# Dataset section
━━━━━━━━━━━━━━━━━━━━

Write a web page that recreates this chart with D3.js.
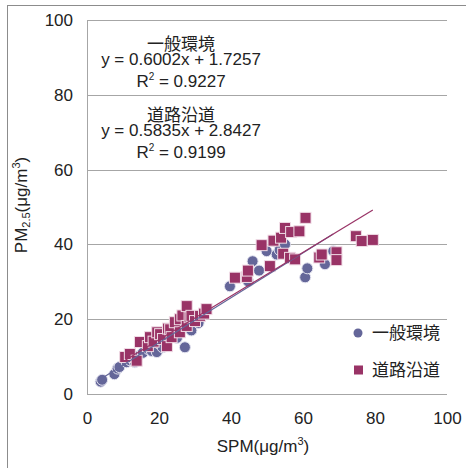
<!DOCTYPE html>
<html lang="ja">
<head>
  <meta charset="UTF-8">
  <title>SPM - PM2.5</title>
  <style>
    body { margin: 0; background: #fff; }
    text { font-family: "Liberation Sans", "Noto Sans CJK JP", sans-serif; fill: #222; }
  </style>
</head>
<body>
  <script src="https://cdn.jsdelivr.net/npm/d3@7/dist/d3.min.js"></script>
  <script>
// 系列名
const seriesNames = ['一般環境', '道路沿道']

// 一般環境 (SPM, PM2.5)
const ippanX = [3.8, 4.2, 7.6, 8.5, 9.0, 11, 12, 13.3, 14, 15.5, 17, 18, 19.4, 20, 21, 22, 23, 24, 25, 26, 27, 27.2, 28, 29, 30, 31, 32, 33,
                39.7, 44.8, 46, 47.8, 49.9, 51.8, 52.7, 53.5, 55, 60.6, 61.2, 66.1, 68.4]
const ippanY = [3.3, 3.8, 5.3, 6.8, 7.2, 8.5, 9, 8.5, 10, 11, 12, 11.5, 11.2, 13.5, 12.5, 14, 15, 16, 15, 17, 18, 12.5, 19, 17, 20, 19, 21, 22,
                28.8, 30.1, 35.5, 33, 38.2, 40.9, 37.3, 38.5, 40, 31.2, 33.6, 34.7, 38.2]

// 道路沿道 (SPM, PM2.5)
const dorouX = [10.6, 11.9, 13.8, 14.7, 16.9, 17.5, 18.5, 19.5, 20.3, 21.1, 22.2, 22.5, 23.1, 23.5, 24.4, 25.8, 25.8, 26.5, 27.7, 27.7, 28.5, 29, 30, 31.4, 32.5, 33.2,
                41.1, 44.4, 44.7, 48.5, 50.8, 51.8, 53.9, 55, 56.7, 59, 60.7, 54.5, 56.4, 57.8, 64.5, 65.2, 69.3, 69.3, 74.7, 76.3, 79.4]
const dorouY = [9.9, 10.7, 8.9, 13.9, 12.8, 15.2, 14, 16.5, 16, 14.7, 12.8, 17.5, 17.3, 15.2, 19.2, 20, 16.5, 21, 23.5, 18.2, 20.5, 20.9, 19.5, 20.9, 21.5, 22.7,
                31.1, 31.3, 33, 39.8, 34.2, 41, 41.8, 44.4, 43.3, 43.5, 47.1, 37.5, 36.4, 36, 36.5, 37.3, 37.9, 35.8, 42.2, 40.9, 41.2]

// 近似直線
const slopes = [0.6002, 0.5835]
const intercepts = [1.7257, 2.8427]
const r2 = ['0.9227', '0.9199']

// 目盛
const xTicks = [0, 20, 40, 60, 80, 100]
const yTicks = [0, 20, 40, 60, 80, 100]

const colors = ['#646699', '#993366']

const width = 466
const height = 468
const margin = { top: 20, right: 19, bottom: 74, left: 87 }
const innerWidth = width - margin.left - margin.right   // 360
const innerHeight = height - margin.top - margin.bottom // 374

const svg = d3.select('body').append('svg')
  .attr('width', width)
  .attr('height', height)

// 外枠
svg.append('rect')
  .attr('x', 7.5).attr('y', 5.5)
  .attr('width', 480).attr('height', 480)
  .attr('fill', 'none')
  .attr('stroke', '#8c8c8c')

const xScale = d3.scaleLinear().domain([0, 100]).range([0, innerWidth])
const yScale = d3.scaleLinear().domain([0, 100]).range([innerHeight, 0])

const g = svg.append('g')
  .attr('transform', `translate(${margin.left}, ${margin.top})`)

// 横グリッド
g.selectAll('.grid')
  .data(yTicks)
  .enter().append('line')
  .attr('class', 'grid')
  .attr('x1', 0).attr('x2', innerWidth)
  .attr('y1', d => Math.round(yScale(d)) + 0.5)
  .attr('y2', d => Math.round(yScale(d)) + 0.5)
  .attr('stroke', '#a6a6a6')

// y 軸線
g.append('line')
  .attr('x1', 0.5).attr('x2', 0.5)
  .attr('y1', 0).attr('y2', innerHeight)
  .attr('stroke', '#a6a6a6')

// 軸ラベル
const yAxis = d3.axisLeft(yScale).tickValues(yTicks).tickSize(0).tickPadding(14)
const yg = g.append('g').call(yAxis)
yg.select('.domain').remove()
yg.selectAll('text').attr('font-size', 17).attr('font-family', null).attr('fill', '#222')

const xAxis = d3.axisBottom(xScale).tickValues(xTicks).tickSize(0).tickPadding(18)
const xg = g.append('g').attr('transform', `translate(0, ${innerHeight})`).call(xAxis)
xg.select('.domain').remove()
xg.selectAll('text').attr('font-size', 17).attr('font-family', null).attr('fill', '#222')

// 一般環境 (丸)
const ippan = ippanX.map((x, i) => ({ x, y: ippanY[i] }))
g.selectAll('.ippan')
  .data(ippan)
  .enter().append('circle')
  .attr('class', 'ippan')
  .attr('cx', d => xScale(d.x))
  .attr('cy', d => yScale(d.y))
  .attr('r', 5.5)
  .attr('fill', colors[0])
  .attr('stroke', '#e4e4f0')
  .attr('stroke-width', 1)

// 道路沿道 (四角)
const dorou = dorouX.map((x, i) => ({ x, y: dorouY[i] }))
const sq = 11
g.selectAll('.dorou')
  .data(dorou)
  .enter().append('rect')
  .attr('class', 'dorou')
  .attr('x', d => xScale(d.x) - sq / 2)
  .attr('y', d => yScale(d.y) - sq / 2)
  .attr('width', sq).attr('height', sq)
  .attr('fill', colors[1])
  .attr('stroke', '#f0dce6')
  .attr('stroke-width', 1)

// 近似直線
const xsAll = [ippanX, dorouX]
slopes.forEach((m, i) => {
  const [x0, x1] = d3.extent(xsAll[i])
  g.append('line')
    .attr('x1', xScale(x0)).attr('y1', yScale(m * x0 + intercepts[i]))
    .attr('x2', xScale(x1)).attr('y2', yScale(m * x1 + intercepts[i]))
    .attr('stroke', colors[i])
    .attr('stroke-width', 1.2)
})

// 回帰式
const eqTop = [50, 121]
const eq = svg.append('g').attr('text-anchor', 'middle').attr('font-size', 17)
slopes.forEach((m, i) => {
  const y0 = eqTop[i]
  eq.append('text').attr('x', 181).attr('y', y0).text(seriesNames[i])
  eq.append('text').attr('x', 181).attr('y', y0 + 15)
    .text(`y = ${m.toFixed(4)}x + ${intercepts[i].toFixed(4)}`)
  const t = eq.append('text').attr('x', 181).attr('y', y0 + 37)
  t.append('tspan').text('R')
  t.append('tspan').attr('font-size', 10).attr('dy', -7).text('2')
  t.append('tspan').attr('dy', 7).text(` = ${r2[i]}`)
})

// 凡例
const legend = svg.append('g').attr('font-size', 17)
seriesNames.forEach((name, i) => {
  const cy = 333 + i * 37
  if (i === 0) {
    legend.append('circle').attr('cx', 358).attr('cy', cy).attr('r', 4.5).attr('fill', colors[0])
  } else {
    legend.append('rect').attr('x', 354).attr('y', cy - 4.5).attr('width', 9).attr('height', 9).attr('fill', colors[1])
  }
  legend.append('text').attr('x', 372).attr('y', cy).attr('dy', '0.35em').text(name)
})

// x 軸タイトル
const xt = svg.append('text')
  .attr('x', margin.left + innerWidth / 2 - 4)
  .attr('y', 452)
  .attr('text-anchor', 'middle')
  .attr('font-size', 17)
xt.append('tspan').text('SPM(μg/m')
xt.append('tspan').attr('font-size', 11).attr('dy', -7).text('3')
xt.append('tspan').attr('dy', 7).text(')')

// y 軸タイトル
const yt = svg.append('text')
  .attr('transform', 'translate(27, 205) rotate(-90)')
  .attr('text-anchor', 'middle')
  .attr('font-size', 17)
yt.append('tspan').text('PM')
yt.append('tspan').attr('font-size', 11).attr('dy', 3).text('2.5')
yt.append('tspan').attr('dy', -3).text('(μg/m')
yt.append('tspan').attr('font-size', 11).attr('dy', -7).text('3')
yt.append('tspan').attr('dy', 7).text(')')
  </script>
</body>
</html>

━━━━━━━━━━━━━━━━━━━━

# Given instruction
From the first line above down to the line with "const seriesNames = ['一般環境', '道路沿道']", reproduce every line and no others, omitting pictures.

# Response
Write a web page that recreates this chart with D3.js.
<!DOCTYPE html>
<html lang="ja">
<head>
  <meta charset="UTF-8">
  <title>SPM - PM2.5</title>
  <style>
    body { margin: 0; background: #fff; }
    text { font-family: "Liberation Sans", "Noto Sans CJK JP", sans-serif; fill: #222; }
  </style>
</head>
<body>
  <script src="https://cdn.jsdelivr.net/npm/d3@7/dist/d3.min.js"></script>
  <script>
// 系列名
const seriesNames = ['一般環境', '道路沿道']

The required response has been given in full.